• Data segment:
----------------------------------------

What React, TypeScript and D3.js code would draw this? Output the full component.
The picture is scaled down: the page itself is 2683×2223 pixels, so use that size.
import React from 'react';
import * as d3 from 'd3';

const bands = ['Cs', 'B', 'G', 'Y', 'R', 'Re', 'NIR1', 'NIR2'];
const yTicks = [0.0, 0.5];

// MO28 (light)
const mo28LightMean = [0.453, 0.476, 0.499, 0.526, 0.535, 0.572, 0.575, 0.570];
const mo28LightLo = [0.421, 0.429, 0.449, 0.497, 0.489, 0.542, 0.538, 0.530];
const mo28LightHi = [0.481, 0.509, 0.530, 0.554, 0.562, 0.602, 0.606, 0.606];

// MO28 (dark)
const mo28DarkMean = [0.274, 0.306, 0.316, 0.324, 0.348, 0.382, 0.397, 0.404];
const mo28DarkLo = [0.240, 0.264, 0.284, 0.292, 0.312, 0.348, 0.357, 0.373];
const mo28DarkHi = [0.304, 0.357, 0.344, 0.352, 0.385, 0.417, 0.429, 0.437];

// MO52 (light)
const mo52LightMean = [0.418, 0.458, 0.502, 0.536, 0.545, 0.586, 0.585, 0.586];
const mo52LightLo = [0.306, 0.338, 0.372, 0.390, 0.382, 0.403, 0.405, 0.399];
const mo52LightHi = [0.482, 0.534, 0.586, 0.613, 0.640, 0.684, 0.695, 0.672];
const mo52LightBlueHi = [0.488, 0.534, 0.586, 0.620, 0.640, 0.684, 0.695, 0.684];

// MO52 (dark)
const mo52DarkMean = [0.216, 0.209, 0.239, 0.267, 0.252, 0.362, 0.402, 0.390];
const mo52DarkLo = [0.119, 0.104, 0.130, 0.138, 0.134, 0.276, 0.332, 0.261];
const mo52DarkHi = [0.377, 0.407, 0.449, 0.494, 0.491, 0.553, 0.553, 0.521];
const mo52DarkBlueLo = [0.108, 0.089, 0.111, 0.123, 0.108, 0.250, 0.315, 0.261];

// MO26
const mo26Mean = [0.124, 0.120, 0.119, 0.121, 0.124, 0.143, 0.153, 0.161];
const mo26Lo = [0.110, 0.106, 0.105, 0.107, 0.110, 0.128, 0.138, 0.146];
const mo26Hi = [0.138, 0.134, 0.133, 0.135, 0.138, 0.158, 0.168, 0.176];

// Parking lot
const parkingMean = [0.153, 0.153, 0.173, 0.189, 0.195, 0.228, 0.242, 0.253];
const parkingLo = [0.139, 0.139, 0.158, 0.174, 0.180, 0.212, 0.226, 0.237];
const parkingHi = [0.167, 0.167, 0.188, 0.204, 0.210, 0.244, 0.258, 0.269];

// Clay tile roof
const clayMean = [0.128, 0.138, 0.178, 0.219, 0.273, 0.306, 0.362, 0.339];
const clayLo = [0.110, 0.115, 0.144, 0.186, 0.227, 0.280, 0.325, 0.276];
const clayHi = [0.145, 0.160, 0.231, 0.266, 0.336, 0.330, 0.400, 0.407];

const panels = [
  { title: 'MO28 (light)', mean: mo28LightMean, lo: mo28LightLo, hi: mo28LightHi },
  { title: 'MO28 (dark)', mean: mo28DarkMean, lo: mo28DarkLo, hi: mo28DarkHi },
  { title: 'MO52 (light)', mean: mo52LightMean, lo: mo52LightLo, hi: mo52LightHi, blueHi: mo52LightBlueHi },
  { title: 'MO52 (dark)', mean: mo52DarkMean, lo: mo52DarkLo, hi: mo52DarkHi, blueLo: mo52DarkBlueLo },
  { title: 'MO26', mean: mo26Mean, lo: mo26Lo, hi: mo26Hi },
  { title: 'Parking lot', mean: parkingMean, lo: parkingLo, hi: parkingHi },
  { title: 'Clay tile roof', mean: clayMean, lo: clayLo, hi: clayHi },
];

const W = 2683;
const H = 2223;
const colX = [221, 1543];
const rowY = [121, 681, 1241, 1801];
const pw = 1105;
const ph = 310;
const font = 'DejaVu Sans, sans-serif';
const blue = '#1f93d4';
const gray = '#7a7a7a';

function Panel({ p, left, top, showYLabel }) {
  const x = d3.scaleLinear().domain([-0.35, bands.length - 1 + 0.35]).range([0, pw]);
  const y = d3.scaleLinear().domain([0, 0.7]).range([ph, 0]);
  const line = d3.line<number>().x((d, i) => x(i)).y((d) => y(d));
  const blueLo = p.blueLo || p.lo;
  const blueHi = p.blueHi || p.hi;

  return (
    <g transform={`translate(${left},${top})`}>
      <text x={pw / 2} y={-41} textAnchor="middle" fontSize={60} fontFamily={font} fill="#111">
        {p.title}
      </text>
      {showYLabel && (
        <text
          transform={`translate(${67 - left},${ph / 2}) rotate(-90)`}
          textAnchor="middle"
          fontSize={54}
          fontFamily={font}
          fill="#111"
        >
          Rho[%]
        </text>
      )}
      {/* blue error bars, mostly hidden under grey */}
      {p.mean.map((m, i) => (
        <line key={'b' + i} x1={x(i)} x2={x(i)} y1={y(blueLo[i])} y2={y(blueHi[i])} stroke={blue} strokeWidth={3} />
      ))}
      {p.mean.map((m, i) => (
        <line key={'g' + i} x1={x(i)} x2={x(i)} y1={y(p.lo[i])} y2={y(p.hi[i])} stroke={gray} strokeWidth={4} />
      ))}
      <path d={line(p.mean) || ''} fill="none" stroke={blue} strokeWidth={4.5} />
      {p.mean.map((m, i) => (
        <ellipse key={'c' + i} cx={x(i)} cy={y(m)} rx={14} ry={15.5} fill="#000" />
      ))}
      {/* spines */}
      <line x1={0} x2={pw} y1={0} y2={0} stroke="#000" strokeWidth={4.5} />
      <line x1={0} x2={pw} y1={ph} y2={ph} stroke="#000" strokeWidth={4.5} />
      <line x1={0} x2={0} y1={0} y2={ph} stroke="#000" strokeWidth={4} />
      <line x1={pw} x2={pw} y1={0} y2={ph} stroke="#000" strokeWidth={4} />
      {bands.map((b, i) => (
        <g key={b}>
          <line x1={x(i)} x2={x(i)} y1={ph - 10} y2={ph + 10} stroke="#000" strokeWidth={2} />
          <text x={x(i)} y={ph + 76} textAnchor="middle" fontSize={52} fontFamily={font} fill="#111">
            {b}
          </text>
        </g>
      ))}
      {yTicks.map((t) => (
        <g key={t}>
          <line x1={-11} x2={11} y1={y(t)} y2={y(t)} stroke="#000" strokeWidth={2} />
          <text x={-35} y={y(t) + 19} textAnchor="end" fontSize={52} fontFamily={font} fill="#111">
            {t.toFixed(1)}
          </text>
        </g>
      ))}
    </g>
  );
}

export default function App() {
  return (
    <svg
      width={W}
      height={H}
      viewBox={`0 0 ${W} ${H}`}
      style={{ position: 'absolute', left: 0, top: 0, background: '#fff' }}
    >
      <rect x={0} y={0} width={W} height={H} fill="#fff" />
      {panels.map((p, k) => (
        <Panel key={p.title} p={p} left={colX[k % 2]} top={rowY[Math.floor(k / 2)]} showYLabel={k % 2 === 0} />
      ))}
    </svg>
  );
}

----------------------------------------

Give every line of the material again, exactly as it reads.

• Finished answer:
What React, TypeScript and D3.js code would draw this? Output the full component.
The picture is scaled down: the page itself is 2683×2223 pixels, so use that size.
import React from 'react';
import * as d3 from 'd3';

const bands = ['Cs', 'B', 'G', 'Y', 'R', 'Re', 'NIR1', 'NIR2'];
const yTicks = [0.0, 0.5];

// MO28 (light)
const mo28LightMean = [0.453, 0.476, 0.499, 0.526, 0.535, 0.572, 0.575, 0.570];
const mo28LightLo = [0.421, 0.429, 0.449, 0.497, 0.489, 0.542, 0.538, 0.530];
const mo28LightHi = [0.481, 0.509, 0.530, 0.554, 0.562, 0.602, 0.606, 0.606];

// MO28 (dark)
const mo28DarkMean = [0.274, 0.306, 0.316, 0.324, 0.348, 0.382, 0.397, 0.404];
const mo28DarkLo = [0.240, 0.264, 0.284, 0.292, 0.312, 0.348, 0.357, 0.373];
const mo28DarkHi = [0.304, 0.357, 0.344, 0.352, 0.385, 0.417, 0.429, 0.437];

// MO52 (light)
const mo52LightMean = [0.418, 0.458, 0.502, 0.536, 0.545, 0.586, 0.585, 0.586];
const mo52LightLo = [0.306, 0.338, 0.372, 0.390, 0.382, 0.403, 0.405, 0.399];
const mo52LightHi = [0.482, 0.534, 0.586, 0.613, 0.640, 0.684, 0.695, 0.672];
const mo52LightBlueHi = [0.488, 0.534, 0.586, 0.620, 0.640, 0.684, 0.695, 0.684];

// MO52 (dark)
const mo52DarkMean = [0.216, 0.209, 0.239, 0.267, 0.252, 0.362, 0.402, 0.390];
const mo52DarkLo = [0.119, 0.104, 0.130, 0.138, 0.134, 0.276, 0.332, 0.261];
const mo52DarkHi = [0.377, 0.407, 0.449, 0.494, 0.491, 0.553, 0.553, 0.521];
const mo52DarkBlueLo = [0.108, 0.089, 0.111, 0.123, 0.108, 0.250, 0.315, 0.261];

// MO26
const mo26Mean = [0.124, 0.120, 0.119, 0.121, 0.124, 0.143, 0.153, 0.161];
const mo26Lo = [0.110, 0.106, 0.105, 0.107, 0.110, 0.128, 0.138, 0.146];
const mo26Hi = [0.138, 0.134, 0.133, 0.135, 0.138, 0.158, 0.168, 0.176];

// Parking lot
const parkingMean = [0.153, 0.153, 0.173, 0.189, 0.195, 0.228, 0.242, 0.253];
const parkingLo = [0.139, 0.139, 0.158, 0.174, 0.180, 0.212, 0.226, 0.237];
const parkingHi = [0.167, 0.167, 0.188, 0.204, 0.210, 0.244, 0.258, 0.269];

// Clay tile roof
const clayMean = [0.128, 0.138, 0.178, 0.219, 0.273, 0.306, 0.362, 0.339];
const clayLo = [0.110, 0.115, 0.144, 0.186, 0.227, 0.280, 0.325, 0.276];
const clayHi = [0.145, 0.160, 0.231, 0.266, 0.336, 0.330, 0.400, 0.407];

const panels = [
  { title: 'MO28 (light)', mean: mo28LightMean, lo: mo28LightLo, hi: mo28LightHi },
  { title: 'MO28 (dark)', mean: mo28DarkMean, lo: mo28DarkLo, hi: mo28DarkHi },
  { title: 'MO52 (light)', mean: mo52LightMean, lo: mo52LightLo, hi: mo52LightHi, blueHi: mo52LightBlueHi },
  { title: 'MO52 (dark)', mean: mo52DarkMean, lo: mo52DarkLo, hi: mo52DarkHi, blueLo: mo52DarkBlueLo },
  { title: 'MO26', mean: mo26Mean, lo: mo26Lo, hi: mo26Hi },
  { title: 'Parking lot', mean: parkingMean, lo: parkingLo, hi: parkingHi },
  { title: 'Clay tile roof', mean: clayMean, lo: clayLo, hi: clayHi },
];

const W = 2683;
const H = 2223;
const colX = [221, 1543];
const rowY = [121, 681, 1241, 1801];
const pw = 1105;
const ph = 310;
const font = 'DejaVu Sans, sans-serif';
const blue = '#1f93d4';
const gray = '#7a7a7a';

function Panel({ p, left, top, showYLabel }) {
  const x = d3.scaleLinear().domain([-0.35, bands.length - 1 + 0.35]).range([0, pw]);
  const y = d3.scaleLinear().domain([0, 0.7]).range([ph, 0]);
  const line = d3.line<number>().x((d, i) => x(i)).y((d) => y(d));
  const blueLo = p.blueLo || p.lo;
  const blueHi = p.blueHi || p.hi;

  return (
    <g transform={`translate(${left},${top})`}>
      <text x={pw / 2} y={-41} textAnchor="middle" fontSize={60} fontFamily={font} fill="#111">
        {p.title}
      </text>
      {showYLabel && (
        <text
          transform={`translate(${67 - left},${ph / 2}) rotate(-90)`}
          textAnchor="middle"
          fontSize={54}
          fontFamily={font}
          fill="#111"
        >
          Rho[%]
        </text>
      )}
      {/* blue error bars, mostly hidden under grey */}
      {p.mean.map((m, i) => (
        <line key={'b' + i} x1={x(i)} x2={x(i)} y1={y(blueLo[i])} y2={y(blueHi[i])} stroke={blue} strokeWidth={3} />
      ))}
      {p.mean.map((m, i) => (
        <line key={'g' + i} x1={x(i)} x2={x(i)} y1={y(p.lo[i])} y2={y(p.hi[i])} stroke={gray} strokeWidth={4} />
      ))}
      <path d={line(p.mean) || ''} fill="none" stroke={blue} strokeWidth={4.5} />
      {p.mean.map((m, i) => (
        <ellipse key={'c' + i} cx={x(i)} cy={y(m)} rx={14} ry={15.5} fill="#000" />
      ))}
      {/* spines */}
      <line x1={0} x2={pw} y1={0} y2={0} stroke="#000" strokeWidth={4.5} />
      <line x1={0} x2={pw} y1={ph} y2={ph} stroke="#000" strokeWidth={4.5} />
      <line x1={0} x2={0} y1={0} y2={ph} stroke="#000" strokeWidth={4} />
      <line x1={pw} x2={pw} y1={0} y2={ph} stroke="#000" strokeWidth={4} />
      {bands.map((b, i) => (
        <g key={b}>
          <line x1={x(i)} x2={x(i)} y1={ph - 10} y2={ph + 10} stroke="#000" strokeWidth={2} />
          <text x={x(i)} y={ph + 76} textAnchor="middle" fontSize={52} fontFamily={font} fill="#111">
            {b}
          </text>
        </g>
      ))}
      {yTicks.map((t) => (
        <g key={t}>
          <line x1={-11} x2={11} y1={y(t)} y2={y(t)} stroke="#000" strokeWidth={2} />
          <text x={-35} y={y(t) + 19} textAnchor="end" fontSize={52} fontFamily={font} fill="#111">
            {t.toFixed(1)}
          </text>
        </g>
      ))}
    </g>
  );
}

export default function App() {
  return (
    <svg
      width={W}
      height={H}
      viewBox={`0 0 ${W} ${H}`}
      style={{ position: 'absolute', left: 0, top: 0, background: '#fff' }}
    >
      <rect x={0} y={0} width={W} height={H} fill="#fff" />
      {panels.map((p, k) => (
        <Panel key={p.title} p={p} left={colX[k % 2]} top={rowY[Math.floor(k / 2)]} showYLabel={k % 2 === 0} />
      ))}
    </svg>
  );
}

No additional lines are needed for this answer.